Let's Quit Giving the Tea Party so much Power

E.J. Dionne whom I respect wrote this morning that he thinks we are making too much of the Tea Party movement. In fact his caption in The Birmingham News was “Tea Party: A media tempest in a teapot” He said this is the first “populist” movement ever driven by a television network. He’s talking, of course, about Fox News. I would say let’s just don’t pick on Fox—I’d say all our media is spending to much time on this group. We already know they are in the minority. We have discovered they mostly are Republican, white, male, married and older than 45.

I don’t know what they mean when they talk about “taking our country back” unless they mean getting rid of a black President, putting Republicans back in the White House and running all the immigrants out of town. Did I miss something? I thought President, yes he is President, Obama won the election by a decisive majority. The American people wanted to go in a different direction and he has tried to change the course.

As I look at the Tea Partiers it reminds me of my forty years (not in the wilderness) but as Pastor of a local church. In every church I ever had there was a little cadre that tried to stir something up. Usually, of course it was mostly directed at the Pastor. But they were at all the meetings when anything was discussed. They screamed, wrote letters, sometimes petitions—held secret meeting and usually got nowhere. Meanwhile the church got really scared that this tiny minority was the majority. The minority, of course, talked to nobody but themselves and so they were sure they represented everyone. Most of the time some old wise sage would stand and put out the fire. He or she would put things in perspective. They’d talk about the traditions of the church. They’d even sometimes quote the Bible about how people were to behave. They would point out reality and the troubled waters would settle down. What usually happened was that this group of dissenters would leave when they didn’t get their way and go somewhere else where they would start their campaign all over again.
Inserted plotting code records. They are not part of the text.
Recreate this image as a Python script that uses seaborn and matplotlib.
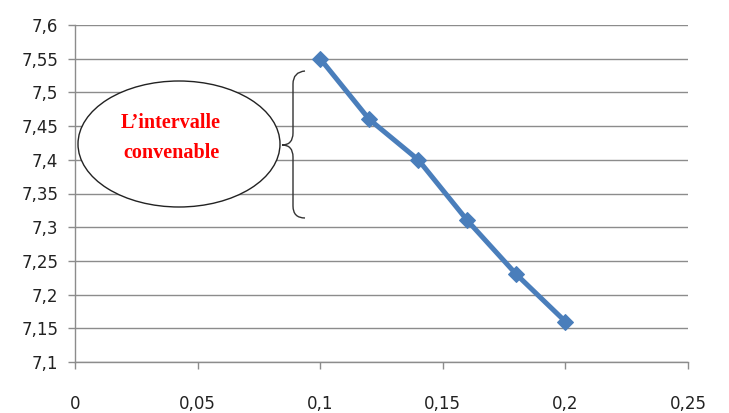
import numpy as np
import pandas as pd
import matplotlib
matplotlib.use("Agg")
import matplotlib.pyplot as plt
import seaborn as sns
from matplotlib.patches import Ellipse, PathPatch
from matplotlib.path import Path

x_vals = [0.1, 0.12, 0.14, 0.16, 0.18, 0.2]
y_vals = [7.55, 7.46, 7.40, 7.31, 7.23, 7.16]
x_ticks = [0, 0.05, 0.1, 0.15, 0.2, 0.25]
x_tick_labels = ["0", "0,05", "0,1", "0,15", "0,2", "0,25"]
y_ticks = [7.1, 7.15, 7.2, 7.25, 7.3, 7.35, 7.4, 7.45, 7.5, 7.55, 7.6]
y_tick_labels = ["7,1", "7,15", "7,2", "7,25", "7,3", "7,35", "7,4", "7,45", "7,5", "7,55", "7,6"]
annotation = "L\u2019intervalle\nconvenable"

sns.set_style("white")
plt.rcParams['font.family'] = ['DejaVu Sans']

fig = plt.figure(figsize=(7.29, 4.13), dpi=100)
ax = fig.add_axes([75/729, 1-362/413, (688-75)/729, (362-25)/413])

df = pd.DataFrame({"x": x_vals, "y": y_vals})
sns.lineplot(data=df, x="x", y="y", ax=ax, color="#4A7EBB", linewidth=3.6,
             marker="D", markersize=8, markeredgecolor="#4A7EBB", zorder=5)

ax.set_xlim(0, 0.25)
ax.set_ylim(7.1, 7.6)
ax.set_xticks(x_ticks)
ax.set_xticklabels(x_tick_labels)
ax.set_yticks(y_ticks)
ax.set_yticklabels(y_tick_labels)
ax.set_xlabel("")
ax.set_ylabel("")

ax.yaxis.grid(True, color="#8c8c8c", linewidth=1)
ax.xaxis.grid(False)
for s in ["top", "right"]:
    ax.spines[s].set_visible(False)
for s in ["left", "bottom"]:
    ax.spines[s].set_color("#8c8c8c")
    ax.spines[s].set_linewidth(1)
ax.tick_params(axis="x", bottom=True, length=5, width=1, color="#8c8c8c", pad=19,
               labelsize=12, labelcolor="#222222", direction="out")
ax.tick_params(axis="y", left=True, length=5, width=1, color="#8c8c8c", pad=7,
               labelsize=12, labelcolor="#222222", direction="out")

def px2d(px, py):
    return (px - 75) / 2452.0, 7.6 - (py - 25) / 674.0

cx, cy = px2d(179, 144)
ell = Ellipse((cx, cy), width=202/2452.0, height=126/674.0, facecolor="white",
              edgecolor="#222222", linewidth=1, zorder=6)
ax.add_patch(ell)
tx, ty = px2d(171, 138)
ax.text(tx, ty, annotation, color="red", fontsize=14.5, fontweight="bold",
        family="Liberation Serif", ha="center", va="center", zorder=7, linespacing=1.6)

pts_px = [(305, 71), (293, 72), (293, 84), (293, 133), (293, 145), (282, 145),
          (293, 145), (293, 157), (293, 206), (293, 218), (305, 218)]
codes = [Path.MOVETO, Path.CURVE3, Path.CURVE3, Path.LINETO, Path.CURVE3, Path.CURVE3,
         Path.CURVE3, Path.CURVE3, Path.LINETO, Path.CURVE3, Path.CURVE3]
verts = [px2d(*p) for p in pts_px]
ax.add_patch(PathPatch(Path(verts, codes), facecolor="none", edgecolor="#333333",
                       linewidth=1, zorder=6))

fig.savefig("out.png", dpi=100)
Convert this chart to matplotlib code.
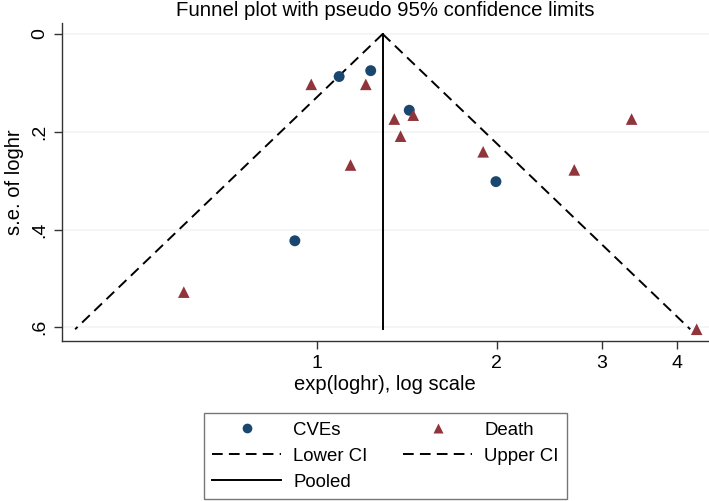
import numpy as np
import matplotlib
matplotlib.use("Agg")
import matplotlib.pyplot as plt
from matplotlib.lines import Line2D

plt.rcParams['font.family'] = ['Liberation Sans', 'DejaVu Sans']

# ---- data ----
cve_hr = [1.091, 1.232, 1.429, 1.995, 0.920]
cve_se = [0.087, 0.075, 0.156, 0.302, 0.423]

death_hr = [0.980, 1.209, 1.451, 1.349, 1.382, 1.140, 1.899, 0.600, 3.363, 2.697, 4.32]
death_se = [0.103, 0.103, 0.166, 0.174, 0.209, 0.268, 0.241, 0.528, 0.174, 0.278, 0.604]

pooled_hr = 1.29
se_max = 0.604
z = 1.96

x_ticks = [1, 2, 3, 4]
x_ticklabels = ["1", "2", "3", "4"]
y_ticks = [0, 0.2, 0.4, 0.6]
y_ticklabels = ["0", ".2", ".4", ".6"]

navy = "#1a476f"
maroon = "#90353b"
dash = (0, (5.5, 3.2))

fig = plt.figure(figsize=(7.09, 5.01), dpi=100)
W, H = 709, 501
ax = fig.add_axes([61.7 / W, 1 - 341 / H, 1 - 61.7 / W, (341 - 23) / H])

# funnel lines
se_line = np.array([0.0, se_max])
theta = np.log(pooled_hr)
lower = np.exp(theta - z * se_line)
upper = np.exp(theta + z * se_line)

for yv in y_ticks:
    ax.axhline(yv, color="#f0f5f5", lw=1.2, zorder=0)

ax.plot(lower, se_line, color="black", lw=1.4, ls=dash, zorder=2)
ax.plot(upper, se_line, color="black", lw=1.4, ls=dash, zorder=2)
ax.plot([pooled_hr, pooled_hr], se_line, color="black", lw=1.4, zorder=2)

ax.scatter(cve_hr, cve_se, marker="o", s=62, color=navy, edgecolors="none", zorder=3)
ax.scatter(death_hr, death_se, marker="^", s=70, color=maroon, edgecolors="none", zorder=3)

ax.set_xscale("log")
ax.set_xlim(0.375, 4.53)
ax.set_ylim(0.628, -0.0225)

ax.set_xticks(x_ticks)
ax.set_xticklabels(x_ticklabels, fontsize=14)
ax.xaxis.set_minor_locator(matplotlib.ticker.NullLocator())
ax.set_yticks(y_ticks)
ax.set_yticklabels(y_ticklabels, fontsize=14, rotation=90, va="center")
ax.tick_params(axis="both", length=6, width=1, color="#333333", pad=4)

for s in ["top", "right"]:
    ax.spines[s].set_visible(False)
for s in ["left", "bottom"]:
    ax.spines[s].set_color("#333333")
    ax.spines[s].set_linewidth(1)

ax.set_xlabel("exp(loghr), log scale", fontsize=14.5, labelpad=2)
ax.set_ylabel("s.e. of loghr", fontsize=14.5, labelpad=5)
ax.set_title("Funnel plot with pseudo 95% confidence limits", fontsize=14.7, pad=5)

handles = [
    Line2D([], [], ls="none", marker="o", markersize=7, color=navy, markeredgecolor="none"),
    Line2D([], [], color="black", lw=1.4, ls=dash),
    Line2D([], [], color="black", lw=1.4),
    Line2D([], [], ls="none", marker="^", markersize=7.5, color=maroon, markeredgecolor="none"),
    Line2D([], [], color="black", lw=1.4, ls=dash),
]
labels = ["CVEs", "Lower CI", "Pooled", "Death", "Upper CI"]
leg = fig.legend(handles, labels, ncol=2, loc="lower center",
                 bbox_to_anchor=(385.5 / W, 2 / H), fontsize=13.4,
                 frameon=True, fancybox=False, edgecolor="#555555",
                 handlelength=3.7, handletextpad=0.65, columnspacing=1.9,
                 labelspacing=0.48, borderpad=0.45, borderaxespad=0)
leg.get_frame().set_linewidth(1)

fig.savefig("out.png", dpi=100)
The point? I think it is that the Tea Parties only talk to themselves. They listen to those commentators who agree with them. They think they are the majority. They’re not. Most folk know that we have to have a government. Somebody asked the little boy if the rules in his family weren’t kinda strict. He said, “There are ten kids in our family and one bathroom—you gotta have rules.” There are a whole lot of diverse people in this country—if we don’t have some standards and rules this place will disintegrate into utter chaos.

Let’s put things in perspective. The Tea Party folk are mostly decent folk that are scared about change and their kids and their pocketbooks and where we’re going. There are some toting guns and waving Hitler-Obama signs and a lot of other ugly things. But they are not the majority. But I know this—if we keep giving them too much exposure—we are giving them power they do not deserve.

Remember the story of the old farmer that went down to the Court House to hear the local politicos try to get the crowd to vote for them. The old man stayed for a while and he punched the man next to him and said, “What do you think?” The man said: “Think? I didn’t come here to think. I come here to holler.” It is time for us to once again remember the difference.

1 comment:

  1. Loved your story about the man who came not to think but to holler. So timely!